VOLKSWAGEN Group Australia managing director John White says the company aspires to leapfrog a few fellow high-volume importers and scale further up the sales charts from its current position of eighth, but admits it needs to address some shortcomings first.
Chief among these impediments to being a “top-tier” sales company are several “product gaps”, notably the small and large SUV segments beyond its current Tiguan and Touareg models.
Mr White also touched on a need to secure greater and more consistent supply, and to improve customer satisfaction.
“Whether it’s top five, four or six, I don’t want to say I have a target. We’re number eight right now (and) our aspiration is definitely to climb the ladder,” he told GoAuto this week.
“We’re closer to a couple of manufacturers that are ahead of us, (but) whatever we do we want to make sure we do it in a profitable manner for us and for the dealers.
“I think that whether it’s top four, five or six, we do want to be a higher-volume player, a top-tier volume player, but to do that we need to improve customer satisfaction, we need to move into segments we aren't in right now such as small SUV, a larger next-generation Tiguan, a seven-seat SUV … so there are certain product gaps we need to fill.”The deficiencies in its SUV line-up will potentially be addressed over the next few years by the T-Roc small crossover – shown as a concept at the Geneva motor show last month – and possibly the CrossBlue seven-seater SUV, developed largely for the US.
The developing-market Taigun mini-SUV is off the radar at present.
In addition, Volkswagen’s global head of powertrain development Heinz-Jakob Neusser told GoAuto in Geneva that the next-generation Tiguan would be substantially larger to better compete with the likes of Mazda’s top-selling CX-5.
Expanding on what would be required to grow annual sales to 60,000 units and beyond, Mr White said supply from Germany on models such as Golf needed to improve, although good stock levels on the Amarok utility from Argentina would help offset any issues, with sales of the ute projected to continue growing.

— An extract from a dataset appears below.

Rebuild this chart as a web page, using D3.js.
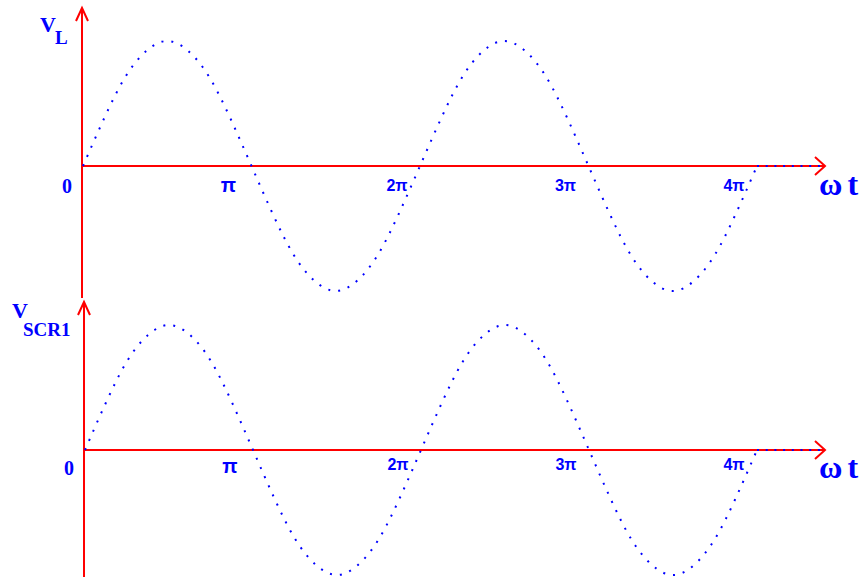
<!DOCTYPE html>
<html>
<head>
<meta charset="utf-8">
<script src="https://cdn.jsdelivr.net/npm/d3@7"></script>
<style>
  body { margin: 0; background: #fff; }
  svg { display: block; }
</style>
</head>
<body>
<svg id="chart" width="862" height="577"></svg>
<script>
// wave, one value every pi/8 from 0 to 4pi
var phase = d3.range(0, 33).map(function (i) { return i / 8; });  // in units of pi
var waveL = [0, 0.38, 0.71, 0.92, 1, 0.92, 0.71, 0.38,
             0, -0.38, -0.71, -0.92, -1, -0.92, -0.71, -0.38,
             0, 0.38, 0.71, 0.92, 1, 0.92, 0.71, 0.38,
             0, -0.38, -0.71, -0.92, -1, -0.92, -0.71, -0.38, 0];
var waveSCR1 = [0, 0.38, 0.71, 0.92, 1, 0.92, 0.71, 0.38,
                0, -0.38, -0.71, -0.92, -1, -0.92, -0.71, -0.38,
                0, 0.38, 0.71, 0.92, 1, 0.92, 0.71, 0.38,
                0, -0.38, -0.71, -0.92, -1, -0.92, -0.71, -0.38, 0];
var tickValues = [0, 1, 2, 3, 4];
var tickLabels = ["0", "π", "2π", "3π", "4π"];

var RED = "#ff0000", BLUE = "#0000ff";
var svg = d3.select("#chart");

// one panel per signal
var panels = [
  { sub: "L", data: waveL, x0: 82, zero: 166, peak: 41, yTop: 8, yBot: 298,
    subX: 55, vX: 40, vY: 32, subY: 44, omegaY: 195, tickY: [193, 192, 191] },
  { sub: "SCR1", data: waveSCR1, x0: 84, zero: 450, peak: 325, yTop: 302, yBot: 577,
    subX: 23, vX: 12, vY: 318, subY: 336, omegaY: 478, tickY: [475, 473, 470] }
];

panels.forEach(function (p) {
  var x = d3.scaleLinear().domain([0, 4]).range([p.x0 + 1, 757]);
  var y = d3.scaleLinear().domain([-1, 1]).range([2 * p.zero - p.peak, p.peak]);
  var g = svg.append("g");

  // horizontal axis with open arrow
  g.append("line").attr("x1", p.x0).attr("x2", 825)
    .attr("y1", y(0)).attr("y2", y(0))
    .attr("stroke", RED).attr("stroke-width", 2);
  g.append("path")
    .attr("d", "M815," + (y(0) - 9) + "L825," + y(0) + "L815," + (y(0) + 9))
    .attr("fill", "none").attr("stroke", RED).attr("stroke-width", 2);

  // vertical axis with open arrow
  g.append("line").attr("x1", p.x0).attr("x2", p.x0)
    .attr("y1", p.yTop).attr("y2", p.yBot)
    .attr("stroke", RED).attr("stroke-width", 2);
  g.append("path")
    .attr("d", "M" + (p.x0 - 6) + "," + (p.yTop + 13) + "L" + p.x0 + "," + p.yTop +
               "L" + (p.x0 + 6) + "," + (p.yTop + 13))
    .attr("fill", "none").attr("stroke", RED).attr("stroke-width", 2);

  // dotted waveform
  var line = d3.line()
    .x(function (d, i) { return x(phase[i]); })
    .y(function (d) { return y(d); })
    .curve(d3.curveNatural);
  g.append("path").datum(p.data)
    .attr("d", line)
    .attr("fill", "none").attr("stroke", BLUE)
    .attr("stroke-width", 2).attr("stroke-dasharray", "2 8");

  // dotted tail along the axis after 4pi
  g.append("line").attr("x1", x(4)).attr("x2", 820)
    .attr("y1", y(0)).attr("y2", y(0))
    .attr("stroke", BLUE).attr("stroke-width", 2).attr("stroke-dasharray", "2 6.7");

  // tick labels
  g.selectAll("text.tick").data(tickValues).enter().append("text")
    .attr("class", "tick")
    .attr("x", function (d) { return d === 0 ? p.x0 - 15 : x(d) - 23; })
    .attr("y", function (d) { return p.tickY[Math.min(d, 2)]; })
    .attr("text-anchor", "middle")
    .attr("fill", BLUE).attr("font-weight", "bold")
    .attr("font-family", function (d) { return d === 0 ? "Liberation Serif" : "Liberation Sans"; })
    .attr("font-size", function (d) { return d < 2 ? 20 : 16; })
    .text(function (d, i) { return tickLabels[i]; });

  // axis titles
  var wt = g.append("text").attr("x", 819).attr("y", p.omegaY)
    .attr("fill", BLUE).attr("font-family", "Liberation Serif")
    .attr("font-weight", "bold").attr("font-size", 32);
  wt.append("tspan").text("ω");
  wt.append("tspan").attr("dx", 5).text("t");
  g.append("text").attr("x", p.vX).attr("y", p.vY)
    .attr("fill", BLUE).attr("font-family", "Liberation Serif")
    .attr("font-weight", "bold").attr("font-size", 22)
    .text("V");
  g.append("text").attr("x", p.subX).attr("y", p.subY)
    .attr("fill", BLUE).attr("font-family", "Liberation Serif")
    .attr("font-weight", "bold").attr("font-size", 19)
    .text(p.sub);
});
</script>
</body>
</html>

(Amarok sales are up 63 per cent this year.) Mr White said the company aimed to sell around 19,000 Golfs this year, but could do as many as 22,000 if supply was better. This figure would make it the fourth-top-selling small car behind the Mazda3, Toyota Corolla and Hyundai i30 based on extrapolated March 2014 figures.
But with US sourcing of Golf soon to come from a new plant in Mexico, Mr White said the German facility that makes Golf for Australia could potentially send more our way.
“From our perspective in the way we handle the market, we need to be more consistent and predictable,” he said.
“Some manufacturers out there are pretty consistent and predictable and we’re trying to benchmark them, without naming names. There are many things you’ve got to do.” The company delivered 54,892 vehicles in 2013, about level with the previous year. Before that, it was a remarkable rise, with Volkswagen’s sales growing from 30,087 units in 2009 to 54,835 units in 2012, and annual growth over each of those four years dipping no lower than 17.7 per cent.
Sales this year are up a further 5.8 per cent, which would seem modest were it not in comparison to rivals Nissan and Mitsubishi, both of which are in negative territory.
Volkswagen’s 13,037 sales so far this year, on the back of strong Golf Mk7 numbers, compare to 14,255 for Mitsubishi (down 8.7 per cent) and 14,725 for Nissan (down 37.5 per cent).
Last year, Nissan sold 76,733 vehicles (down 3.8 per cent over 2012), while Mitsubishi recorded 71,528 new registrations (up 21.5 per cent).